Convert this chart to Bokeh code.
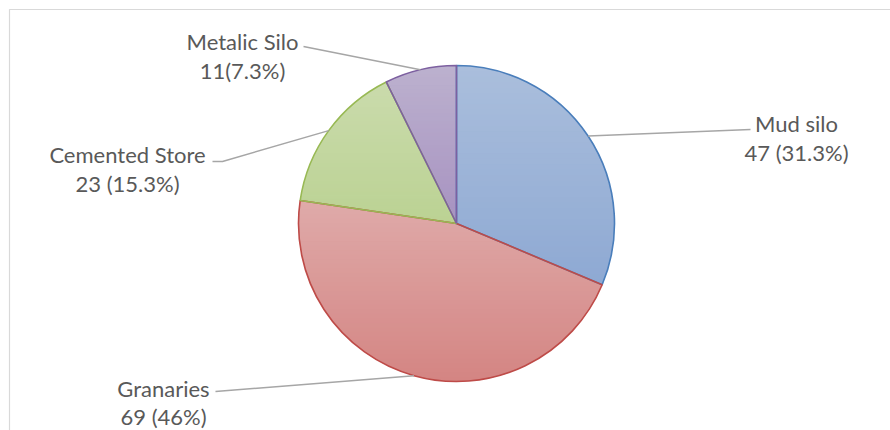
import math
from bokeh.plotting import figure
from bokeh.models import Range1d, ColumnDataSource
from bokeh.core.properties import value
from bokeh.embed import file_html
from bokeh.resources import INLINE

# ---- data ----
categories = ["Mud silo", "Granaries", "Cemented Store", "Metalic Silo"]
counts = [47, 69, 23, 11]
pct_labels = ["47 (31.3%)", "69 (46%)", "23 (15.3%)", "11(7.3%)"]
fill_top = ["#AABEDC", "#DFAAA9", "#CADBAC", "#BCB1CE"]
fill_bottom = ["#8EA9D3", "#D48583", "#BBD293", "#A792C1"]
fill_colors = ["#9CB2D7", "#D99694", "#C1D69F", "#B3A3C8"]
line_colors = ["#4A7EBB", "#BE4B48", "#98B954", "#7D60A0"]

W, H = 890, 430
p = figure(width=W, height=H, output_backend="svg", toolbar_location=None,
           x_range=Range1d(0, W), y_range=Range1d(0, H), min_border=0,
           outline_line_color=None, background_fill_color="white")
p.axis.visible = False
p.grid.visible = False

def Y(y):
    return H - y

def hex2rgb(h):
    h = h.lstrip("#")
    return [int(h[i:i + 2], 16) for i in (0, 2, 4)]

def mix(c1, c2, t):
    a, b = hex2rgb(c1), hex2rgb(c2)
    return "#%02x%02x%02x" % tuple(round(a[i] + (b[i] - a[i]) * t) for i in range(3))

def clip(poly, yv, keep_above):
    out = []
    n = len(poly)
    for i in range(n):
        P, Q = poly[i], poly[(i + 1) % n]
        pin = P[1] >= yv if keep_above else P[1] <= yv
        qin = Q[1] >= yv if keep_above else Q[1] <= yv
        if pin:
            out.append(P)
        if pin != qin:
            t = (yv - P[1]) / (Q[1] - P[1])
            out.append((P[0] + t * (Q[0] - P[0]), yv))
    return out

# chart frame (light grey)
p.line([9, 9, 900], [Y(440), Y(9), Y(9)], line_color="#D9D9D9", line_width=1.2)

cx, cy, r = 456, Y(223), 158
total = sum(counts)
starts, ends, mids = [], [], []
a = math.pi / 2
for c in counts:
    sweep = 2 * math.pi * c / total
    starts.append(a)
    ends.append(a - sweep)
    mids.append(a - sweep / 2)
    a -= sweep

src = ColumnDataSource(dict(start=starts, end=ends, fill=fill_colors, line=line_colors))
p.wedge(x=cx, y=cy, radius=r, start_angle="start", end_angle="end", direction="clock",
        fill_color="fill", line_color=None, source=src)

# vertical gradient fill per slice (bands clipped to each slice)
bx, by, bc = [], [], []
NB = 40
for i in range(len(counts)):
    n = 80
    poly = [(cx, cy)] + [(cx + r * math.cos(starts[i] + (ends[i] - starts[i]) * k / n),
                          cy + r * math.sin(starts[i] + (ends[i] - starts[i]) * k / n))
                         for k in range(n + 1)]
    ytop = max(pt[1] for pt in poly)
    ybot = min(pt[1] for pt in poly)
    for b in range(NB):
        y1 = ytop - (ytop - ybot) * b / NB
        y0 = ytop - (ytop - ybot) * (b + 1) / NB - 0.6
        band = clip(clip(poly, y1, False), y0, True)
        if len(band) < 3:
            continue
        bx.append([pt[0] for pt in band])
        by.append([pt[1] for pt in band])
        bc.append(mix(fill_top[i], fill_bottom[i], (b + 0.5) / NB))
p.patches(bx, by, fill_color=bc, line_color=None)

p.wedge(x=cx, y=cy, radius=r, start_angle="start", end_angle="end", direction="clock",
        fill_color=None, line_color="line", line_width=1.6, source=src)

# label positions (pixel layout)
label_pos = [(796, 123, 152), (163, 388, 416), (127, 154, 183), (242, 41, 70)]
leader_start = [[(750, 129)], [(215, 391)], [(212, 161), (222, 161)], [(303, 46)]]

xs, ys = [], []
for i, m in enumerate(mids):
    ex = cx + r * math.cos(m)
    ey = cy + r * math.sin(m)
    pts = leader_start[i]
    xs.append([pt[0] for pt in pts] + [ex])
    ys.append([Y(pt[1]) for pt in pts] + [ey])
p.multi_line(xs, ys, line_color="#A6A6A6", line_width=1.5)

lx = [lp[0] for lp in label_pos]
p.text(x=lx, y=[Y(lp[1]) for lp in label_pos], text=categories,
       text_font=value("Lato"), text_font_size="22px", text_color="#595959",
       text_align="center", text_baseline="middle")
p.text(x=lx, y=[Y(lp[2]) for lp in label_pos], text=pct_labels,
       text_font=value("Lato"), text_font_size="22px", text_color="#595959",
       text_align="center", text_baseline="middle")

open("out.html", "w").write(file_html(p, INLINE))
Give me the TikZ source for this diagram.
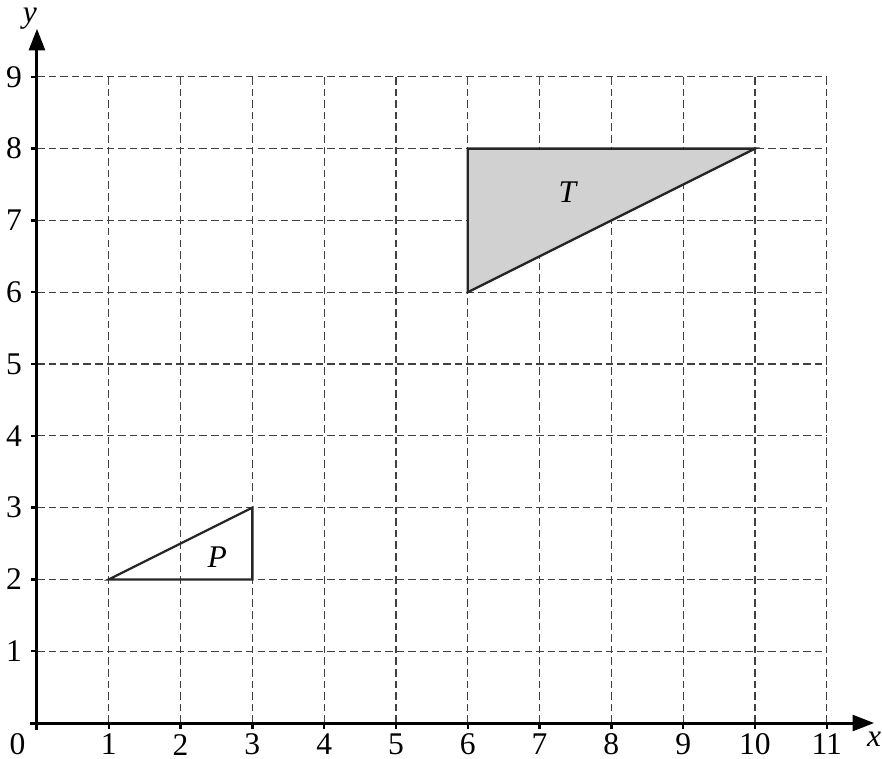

-*-*-

Goal of the exercise: Make a word-for-word copy of the entries, without any pictures.

Result of the task:
Convert this chart to Bokeh code.
import math
from bokeh.plotting import figure
from bokeh.models import Range1d, ColumnDataSource
from bokeh.core.properties import value
from bokeh.embed import file_html
from bokeh.resources import INLINE

# ---- data ----
categories = ["Mud silo", "Granaries", "Cemented Store", "Metalic Silo"]
counts = [47, 69, 23, 11]
pct_labels = ["47 (31.3%)", "69 (46%)", "23 (15.3%)", "11(7.3%)"]
fill_top = ["#AABEDC", "#DFAAA9", "#CADBAC", "#BCB1CE"]
fill_bottom = ["#8EA9D3", "#D48583", "#BBD293", "#A792C1"]
fill_colors = ["#9CB2D7", "#D99694", "#C1D69F", "#B3A3C8"]
line_colors = ["#4A7EBB", "#BE4B48", "#98B954", "#7D60A0"]

W, H = 890, 430
p = figure(width=W, height=H, output_backend="svg", toolbar_location=None,
           x_range=Range1d(0, W), y_range=Range1d(0, H), min_border=0,
           outline_line_color=None, background_fill_color="white")
p.axis.visible = False
p.grid.visible = False

def Y(y):
    return H - y

def hex2rgb(h):
    h = h.lstrip("#")
    return [int(h[i:i + 2], 16) for i in (0, 2, 4)]

def mix(c1, c2, t):
    a, b = hex2rgb(c1), hex2rgb(c2)
    return "#%02x%02x%02x" % tuple(round(a[i] + (b[i] - a[i]) * t) for i in range(3))

def clip(poly, yv, keep_above):
    out = []
    n = len(poly)
    for i in range(n):
        P, Q = poly[i], poly[(i + 1) % n]
        pin = P[1] >= yv if keep_above else P[1] <= yv
        qin = Q[1] >= yv if keep_above else Q[1] <= yv
        if pin:
            out.append(P)
        if pin != qin:
            t = (yv - P[1]) / (Q[1] - P[1])
            out.append((P[0] + t * (Q[0] - P[0]), yv))
    return out

# chart frame (light grey)
p.line([9, 9, 900], [Y(440), Y(9), Y(9)], line_color="#D9D9D9", line_width=1.2)

cx, cy, r = 456, Y(223), 158
total = sum(counts)
starts, ends, mids = [], [], []
a = math.pi / 2
for c in counts:
    sweep = 2 * math.pi * c / total
    starts.append(a)
    ends.append(a - sweep)
    mids.append(a - sweep / 2)
    a -= sweep

src = ColumnDataSource(dict(start=starts, end=ends, fill=fill_colors, line=line_colors))
p.wedge(x=cx, y=cy, radius=r, start_angle="start", end_angle="end", direction="clock",
        fill_color="fill", line_color=None, source=src)

# vertical gradient fill per slice (bands clipped to each slice)
bx, by, bc = [], [], []
NB = 40
for i in range(len(counts)):
    n = 80
    poly = [(cx, cy)] + [(cx + r * math.cos(starts[i] + (ends[i] - starts[i]) * k / n),
                          cy + r * math.sin(starts[i] + (ends[i] - starts[i]) * k / n))
                         for k in range(n + 1)]
    ytop = max(pt[1] for pt in poly)
    ybot = min(pt[1] for pt in poly)
    for b in range(NB):
        y1 = ytop - (ytop - ybot) * b / NB
        y0 = ytop - (ytop - ybot) * (b + 1) / NB - 0.6
        band = clip(clip(poly, y1, False), y0, True)
        if len(band) < 3:
            continue
        bx.append([pt[0] for pt in band])
        by.append([pt[1] for pt in band])
        bc.append(mix(fill_top[i], fill_bottom[i], (b + 0.5) / NB))
p.patches(bx, by, fill_color=bc, line_color=None)

p.wedge(x=cx, y=cy, radius=r, start_angle="start", end_angle="end", direction="clock",
        fill_color=None, line_color="line", line_width=1.6, source=src)

# label positions (pixel layout)
label_pos = [(796, 123, 152), (163, 388, 416), (127, 154, 183), (242, 41, 70)]
leader_start = [[(750, 129)], [(215, 391)], [(212, 161), (222, 161)], [(303, 46)]]

xs, ys = [], []
for i, m in enumerate(mids):
    ex = cx + r * math.cos(m)
    ey = cy + r * math.sin(m)
    pts = leader_start[i]
    xs.append([pt[0] for pt in pts] + [ex])
    ys.append([Y(pt[1]) for pt in pts] + [ey])
p.multi_line(xs, ys, line_color="#A6A6A6", line_width=1.5)

lx = [lp[0] for lp in label_pos]
p.text(x=lx, y=[Y(lp[1]) for lp in label_pos], text=categories,
       text_font=value("Lato"), text_font_size="22px", text_color="#595959",
       text_align="center", text_baseline="middle")
p.text(x=lx, y=[Y(lp[2]) for lp in label_pos], text=pct_labels,
       text_font=value("Lato"), text_font_size="22px", text_color="#595959",
       text_align="center", text_baseline="middle")

open("out.html", "w").write(file_html(p, INLINE))
Give me the TikZ source for this diagram.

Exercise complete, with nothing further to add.